Published online by Cambridge University Press: 04 August 2010
In 1959, in an important article which remains the only thing written on the subject, Paul Ourliac drew historians' attention to a type of act still little known, even though absolutely characteristic of the history of southern societies between the tenth and the twelfth centuries: the convenientiae. These agreements or ‘covenants’, common throughout Lombardy, Provence, Languedoc and Catalonia, and occasionally found as far afield as Aragon and the Loire valley, can be defined as contracts by which two parties agreed between them, freely and without the intervention of any public or private jurisdiction, the definition of the obligations binding one to the other, and guaranteed their execution by a solemn engagement. Highly original in their form, and without antecedents in Roman or barbarian law, these contracts were employed for a wide variety of purposes. In Catalonia, in particular, the range of the convenientiae is enormous; they can be seen variously applying to, for example, a promise of marriage, the investiture of an abbey by the count, the farming of revenues and even settling a problem of succession.
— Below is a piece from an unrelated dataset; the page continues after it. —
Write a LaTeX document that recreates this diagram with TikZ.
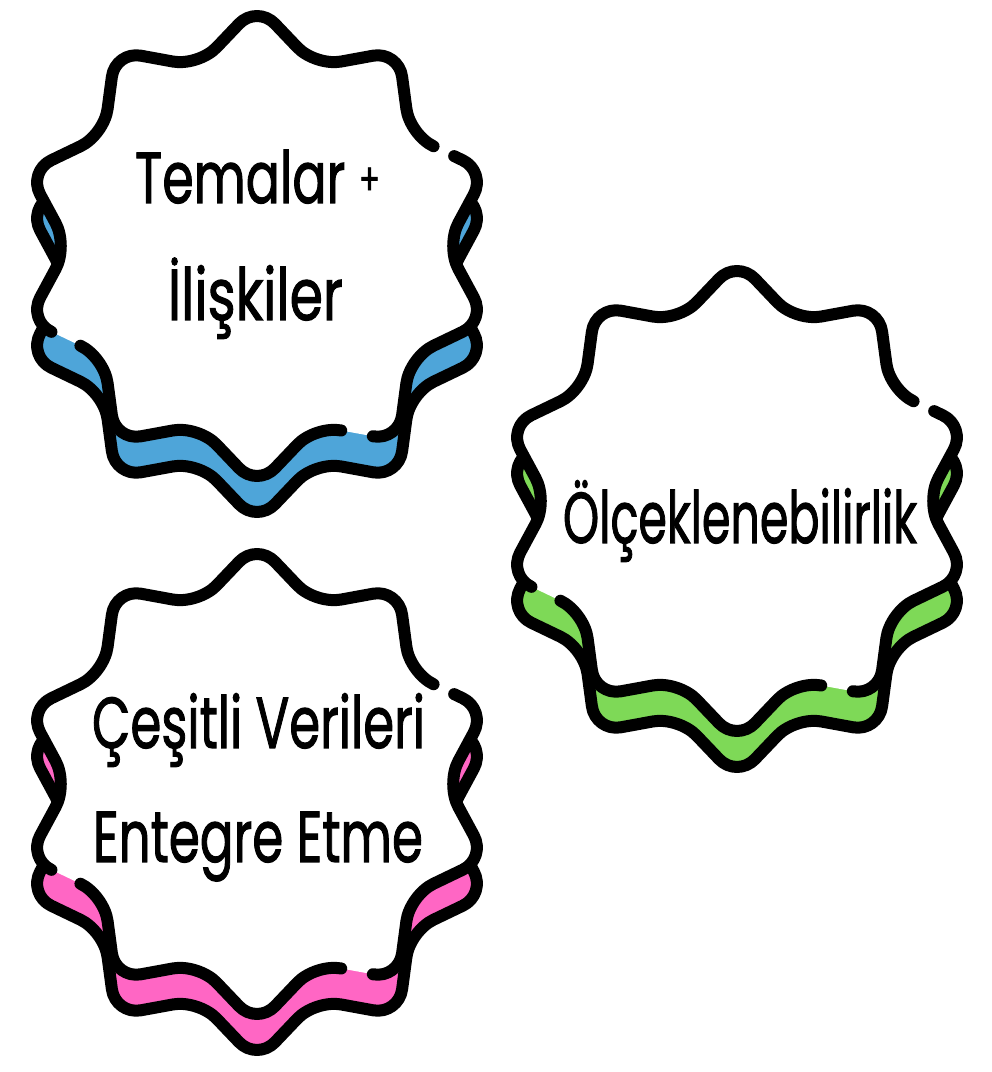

Once having entered into contemporary practices, it was natural for this type of contract to be applied to feudo-vassalic relations, and, in fact, the largest and most homogeneous group of convenientiae to have survived concerns the definition of the ties binding lords and vassals. The oldest of these documents dates from the period 1018–26, and records the homage done by Ermengol II, count of Urgell, to the count of Barcelona, Berenguer Ramon I.